Cuando uno llega a un país meses después de un terremoto imagina que verá miles de hombres y mujeres trabajando día y noche para reconstruir aquello que fue destruido. Nada de eso sucede en Haití. Seis meses han pasado desde aquel fatídico 12 de enero y el país más pobre de América Latina es más pobre que nunca. Entre los escombros que están por doquier se ven aquí y allá algunas personas con baldes de plástico sacando las piedras de los edificios destruidos. Los tractores y las palas mecánicas son una rareza en Puerto Príncipe y ni que hablar en los pueblos y ciudades alejados de la capital.

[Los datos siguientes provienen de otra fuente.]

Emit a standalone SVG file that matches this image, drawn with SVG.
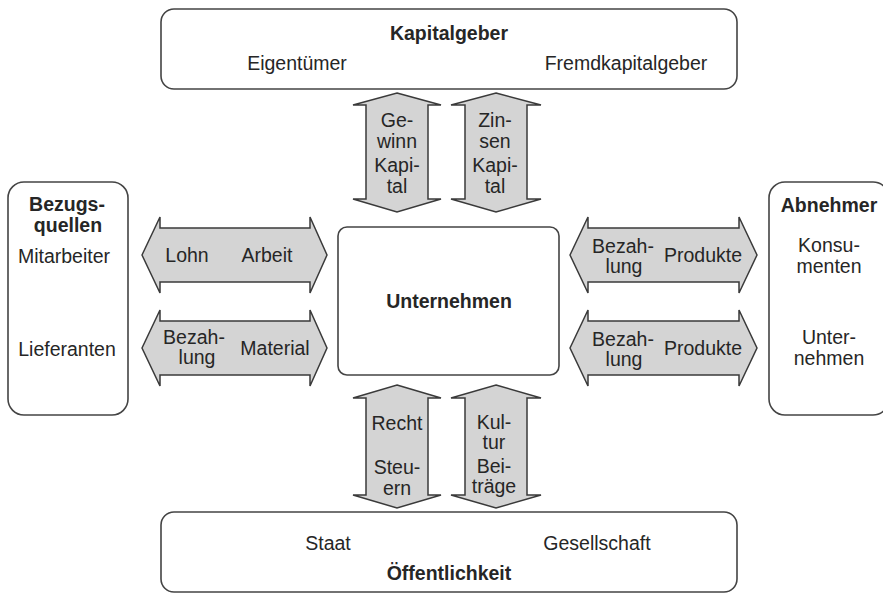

Haití hoy es la combinación de lo peor que le puede pasar a un país. Por un lado, la extrema pobreza que se palpa a cada paso con miles de personas viviendo en villas miserias construidas entre montañas de basura sin agua potable ni tendido eléctrico. Por el otro, un terremoto que destruyó miles de edificios y que ha dejado una fotografía similar a la de un país bombardeado. El blanco y bello Palacio Nacional en la parte baja de la ciudad a metros del puerto es ahora una carcasa vacía que yace inerme, al igual que la mayoría de los edificios públicos de las cercanías o la histórica Catedral que sólo mantiene en pie algunas de sus paredes. A esto se le suma que muchas de las viviendas colapsadas están en los cerros densamente poblados donde ni siquiera puede llegar un tractor porque nunca se abrieron calles. Como si esto fuera poco, cientos de miles viven en carpas en improvisados campamentos de refugiados por doquier; frente al Palacio, en cada plaza, en las laderas de las montañas o en el Petionville Club, el exclusivo club en la parte más rica de la ciudad, con su principal cancha de tenis repleta de medicamentos y comida.
Ante este panorama desolador y la falta de un Estado uno podría pensar que Haití ha quedado a merced de bandas armadas y saqueadores. Sin embargo, asombra la amabilidad y simpatía de la gente. Uno no puede dejar de preguntarse a quién beneficia el estigma de violentos que les han adosado. Con asombro uno recorre los escombros, los mercados, y las calles oscuras a la noche y no puede creer que Haití sea uno de los más países más tranquilos y seguros de América Latina. ¿O será la calma antes de la próxima tormenta?